● **Stated goal**:
Set down word for word the lines running from the line with "Write the D3.js code for this chart." to the line with "margin.top - margin.bottom;", ends included. Skip every picture.

● **Stored data**:

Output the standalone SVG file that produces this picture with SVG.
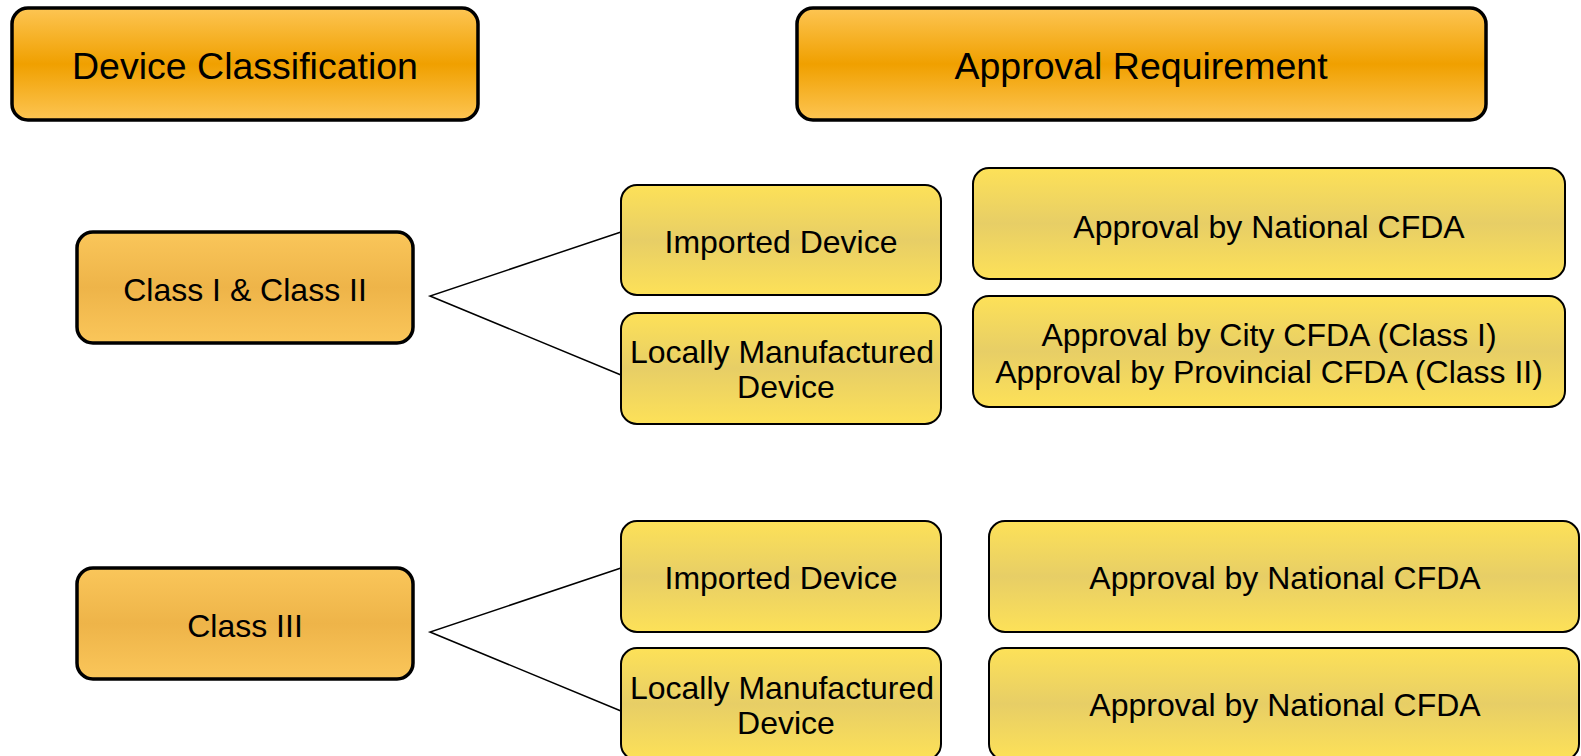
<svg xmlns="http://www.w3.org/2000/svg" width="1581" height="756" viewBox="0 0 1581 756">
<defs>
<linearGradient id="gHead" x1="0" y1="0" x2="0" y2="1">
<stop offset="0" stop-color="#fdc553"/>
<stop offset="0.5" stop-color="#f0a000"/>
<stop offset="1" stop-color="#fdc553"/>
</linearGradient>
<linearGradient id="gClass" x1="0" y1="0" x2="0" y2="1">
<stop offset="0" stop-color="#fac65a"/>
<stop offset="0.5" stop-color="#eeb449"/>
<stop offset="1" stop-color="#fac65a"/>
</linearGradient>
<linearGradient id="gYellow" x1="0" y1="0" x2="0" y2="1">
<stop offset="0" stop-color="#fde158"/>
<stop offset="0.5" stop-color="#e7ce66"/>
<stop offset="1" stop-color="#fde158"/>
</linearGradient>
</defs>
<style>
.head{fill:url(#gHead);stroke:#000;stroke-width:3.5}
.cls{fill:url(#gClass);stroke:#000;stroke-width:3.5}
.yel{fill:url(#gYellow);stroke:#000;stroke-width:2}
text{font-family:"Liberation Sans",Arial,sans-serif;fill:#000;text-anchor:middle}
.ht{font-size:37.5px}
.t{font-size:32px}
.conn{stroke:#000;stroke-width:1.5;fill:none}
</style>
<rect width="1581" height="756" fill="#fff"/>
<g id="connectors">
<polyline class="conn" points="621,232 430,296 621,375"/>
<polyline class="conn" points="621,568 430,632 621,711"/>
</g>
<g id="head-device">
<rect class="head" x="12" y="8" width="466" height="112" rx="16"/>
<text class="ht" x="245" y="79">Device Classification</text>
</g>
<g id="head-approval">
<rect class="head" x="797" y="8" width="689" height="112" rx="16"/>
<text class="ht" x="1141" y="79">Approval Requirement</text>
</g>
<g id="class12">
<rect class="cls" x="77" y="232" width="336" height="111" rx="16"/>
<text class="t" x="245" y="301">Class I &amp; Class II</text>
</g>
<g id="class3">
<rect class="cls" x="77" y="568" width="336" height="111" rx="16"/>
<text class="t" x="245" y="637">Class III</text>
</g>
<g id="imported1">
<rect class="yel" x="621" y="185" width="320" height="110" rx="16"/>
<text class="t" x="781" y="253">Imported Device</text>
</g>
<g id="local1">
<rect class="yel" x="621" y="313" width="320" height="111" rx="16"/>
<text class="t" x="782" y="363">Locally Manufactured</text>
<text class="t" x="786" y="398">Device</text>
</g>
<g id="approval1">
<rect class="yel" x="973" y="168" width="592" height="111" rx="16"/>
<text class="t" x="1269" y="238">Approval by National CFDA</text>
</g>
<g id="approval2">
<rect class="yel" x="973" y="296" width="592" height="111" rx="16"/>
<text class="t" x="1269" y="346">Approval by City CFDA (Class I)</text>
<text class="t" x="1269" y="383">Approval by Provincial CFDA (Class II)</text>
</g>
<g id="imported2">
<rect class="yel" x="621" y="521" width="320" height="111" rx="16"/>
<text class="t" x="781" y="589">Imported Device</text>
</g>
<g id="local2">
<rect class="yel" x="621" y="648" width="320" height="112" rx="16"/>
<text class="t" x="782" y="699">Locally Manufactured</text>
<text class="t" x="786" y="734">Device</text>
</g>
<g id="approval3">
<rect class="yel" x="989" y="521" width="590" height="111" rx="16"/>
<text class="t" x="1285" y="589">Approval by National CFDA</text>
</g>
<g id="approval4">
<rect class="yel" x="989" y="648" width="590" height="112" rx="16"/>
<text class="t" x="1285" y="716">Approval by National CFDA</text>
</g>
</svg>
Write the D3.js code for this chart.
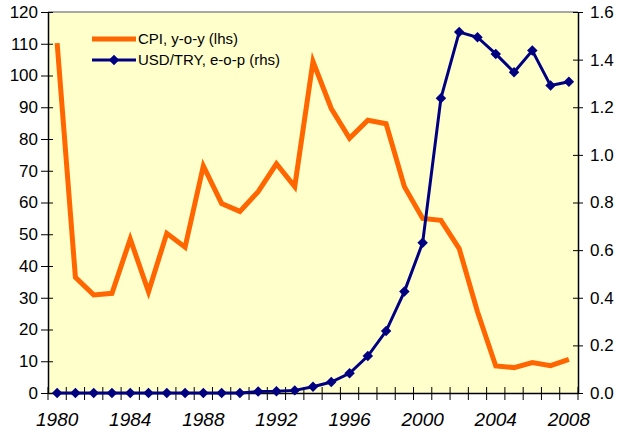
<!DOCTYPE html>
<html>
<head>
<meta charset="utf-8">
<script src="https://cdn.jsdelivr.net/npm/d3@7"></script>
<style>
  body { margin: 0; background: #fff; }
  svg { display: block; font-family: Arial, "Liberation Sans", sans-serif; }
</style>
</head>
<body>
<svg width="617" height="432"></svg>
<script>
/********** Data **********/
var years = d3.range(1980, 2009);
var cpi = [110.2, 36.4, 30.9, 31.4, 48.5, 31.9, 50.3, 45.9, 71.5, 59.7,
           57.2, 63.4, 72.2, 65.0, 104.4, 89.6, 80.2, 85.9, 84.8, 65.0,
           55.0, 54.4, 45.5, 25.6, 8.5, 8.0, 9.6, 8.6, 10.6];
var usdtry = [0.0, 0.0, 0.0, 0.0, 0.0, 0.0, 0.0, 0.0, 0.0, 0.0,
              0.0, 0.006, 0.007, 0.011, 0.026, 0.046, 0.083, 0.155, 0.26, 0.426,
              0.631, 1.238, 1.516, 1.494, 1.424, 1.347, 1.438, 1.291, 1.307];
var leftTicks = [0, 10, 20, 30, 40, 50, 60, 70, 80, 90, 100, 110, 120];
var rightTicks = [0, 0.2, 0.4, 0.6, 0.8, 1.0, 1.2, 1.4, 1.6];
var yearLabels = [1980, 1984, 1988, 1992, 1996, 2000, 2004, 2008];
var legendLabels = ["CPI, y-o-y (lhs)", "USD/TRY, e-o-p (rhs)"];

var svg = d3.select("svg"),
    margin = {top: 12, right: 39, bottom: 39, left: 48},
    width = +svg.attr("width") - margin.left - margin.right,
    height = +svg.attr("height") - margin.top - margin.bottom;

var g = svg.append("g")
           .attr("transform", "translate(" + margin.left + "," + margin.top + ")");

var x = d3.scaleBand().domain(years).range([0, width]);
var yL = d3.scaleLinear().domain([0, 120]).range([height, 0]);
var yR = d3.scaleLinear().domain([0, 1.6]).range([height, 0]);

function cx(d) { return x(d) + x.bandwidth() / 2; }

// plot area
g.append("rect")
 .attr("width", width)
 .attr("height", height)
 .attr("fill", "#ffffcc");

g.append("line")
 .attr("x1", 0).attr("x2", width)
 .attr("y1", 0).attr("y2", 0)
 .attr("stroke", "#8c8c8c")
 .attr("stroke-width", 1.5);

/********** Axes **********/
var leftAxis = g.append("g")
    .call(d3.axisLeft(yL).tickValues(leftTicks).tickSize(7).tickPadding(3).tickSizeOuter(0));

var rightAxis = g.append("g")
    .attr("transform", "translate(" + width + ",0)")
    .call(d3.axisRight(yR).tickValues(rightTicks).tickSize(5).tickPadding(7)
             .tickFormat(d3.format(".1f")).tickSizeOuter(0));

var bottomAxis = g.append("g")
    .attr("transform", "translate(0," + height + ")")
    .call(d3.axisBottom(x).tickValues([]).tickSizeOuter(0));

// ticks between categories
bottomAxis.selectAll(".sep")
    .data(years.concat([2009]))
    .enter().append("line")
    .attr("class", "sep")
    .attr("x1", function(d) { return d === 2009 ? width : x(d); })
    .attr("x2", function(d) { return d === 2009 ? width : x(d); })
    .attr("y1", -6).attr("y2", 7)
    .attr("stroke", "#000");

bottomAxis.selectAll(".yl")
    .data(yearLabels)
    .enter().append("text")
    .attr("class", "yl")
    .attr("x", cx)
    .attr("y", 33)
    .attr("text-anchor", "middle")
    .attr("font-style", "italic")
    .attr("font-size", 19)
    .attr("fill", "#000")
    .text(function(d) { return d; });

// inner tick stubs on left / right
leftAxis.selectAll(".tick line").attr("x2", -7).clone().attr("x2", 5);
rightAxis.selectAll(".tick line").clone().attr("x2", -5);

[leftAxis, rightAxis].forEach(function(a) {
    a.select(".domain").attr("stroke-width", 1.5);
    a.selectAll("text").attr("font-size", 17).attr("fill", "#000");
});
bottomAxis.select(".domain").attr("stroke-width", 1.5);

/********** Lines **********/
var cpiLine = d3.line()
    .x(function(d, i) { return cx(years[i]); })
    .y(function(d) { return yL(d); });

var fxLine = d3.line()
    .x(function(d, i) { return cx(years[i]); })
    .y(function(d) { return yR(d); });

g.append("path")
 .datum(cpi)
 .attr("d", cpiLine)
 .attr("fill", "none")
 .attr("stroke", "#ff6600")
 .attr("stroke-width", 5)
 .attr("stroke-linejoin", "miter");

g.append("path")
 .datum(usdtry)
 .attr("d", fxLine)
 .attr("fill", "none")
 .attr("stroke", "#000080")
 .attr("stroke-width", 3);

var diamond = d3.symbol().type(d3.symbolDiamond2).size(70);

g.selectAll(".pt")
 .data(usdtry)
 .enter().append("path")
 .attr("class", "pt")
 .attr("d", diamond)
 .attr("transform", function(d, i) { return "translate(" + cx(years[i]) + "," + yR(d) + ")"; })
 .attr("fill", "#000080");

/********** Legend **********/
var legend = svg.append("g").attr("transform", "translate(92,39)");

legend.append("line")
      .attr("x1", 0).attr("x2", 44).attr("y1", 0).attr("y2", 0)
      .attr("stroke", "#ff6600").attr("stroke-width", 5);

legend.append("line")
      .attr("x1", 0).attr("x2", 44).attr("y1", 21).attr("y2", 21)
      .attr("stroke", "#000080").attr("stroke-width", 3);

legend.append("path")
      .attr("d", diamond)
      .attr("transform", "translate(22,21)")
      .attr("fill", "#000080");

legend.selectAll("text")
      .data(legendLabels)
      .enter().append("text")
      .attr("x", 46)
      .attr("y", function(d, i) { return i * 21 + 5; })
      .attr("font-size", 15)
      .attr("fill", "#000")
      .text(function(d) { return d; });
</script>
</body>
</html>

● **Solution to this task**:
Write the D3.js code for this chart.
<!DOCTYPE html>
<html>
<head>
<meta charset="utf-8">
<script src="https://cdn.jsdelivr.net/npm/d3@7"></script>
<style>
  body { margin: 0; background: #fff; }
  svg { display: block; font-family: Arial, "Liberation Sans", sans-serif; }
</style>
</head>
<body>
<svg width="617" height="432"></svg>
<script>
/********** Data **********/
var years = d3.range(1980, 2009);
var cpi = [110.2, 36.4, 30.9, 31.4, 48.5, 31.9, 50.3, 45.9, 71.5, 59.7,
           57.2, 63.4, 72.2, 65.0, 104.4, 89.6, 80.2, 85.9, 84.8, 65.0,
           55.0, 54.4, 45.5, 25.6, 8.5, 8.0, 9.6, 8.6, 10.6];
var usdtry = [0.0, 0.0, 0.0, 0.0, 0.0, 0.0, 0.0, 0.0, 0.0, 0.0,
              0.0, 0.006, 0.007, 0.011, 0.026, 0.046, 0.083, 0.155, 0.26, 0.426,
              0.631, 1.238, 1.516, 1.494, 1.424, 1.347, 1.438, 1.291, 1.307];
var leftTicks = [0, 10, 20, 30, 40, 50, 60, 70, 80, 90, 100, 110, 120];
var rightTicks = [0, 0.2, 0.4, 0.6, 0.8, 1.0, 1.2, 1.4, 1.6];
var yearLabels = [1980, 1984, 1988, 1992, 1996, 2000, 2004, 2008];
var legendLabels = ["CPI, y-o-y (lhs)", "USD/TRY, e-o-p (rhs)"];

var svg = d3.select("svg"),
    margin = {top: 12, right: 39, bottom: 39, left: 48},
    width = +svg.attr("width") - margin.left - margin.right,
    height = +svg.attr("height") - margin.top - margin.bottom;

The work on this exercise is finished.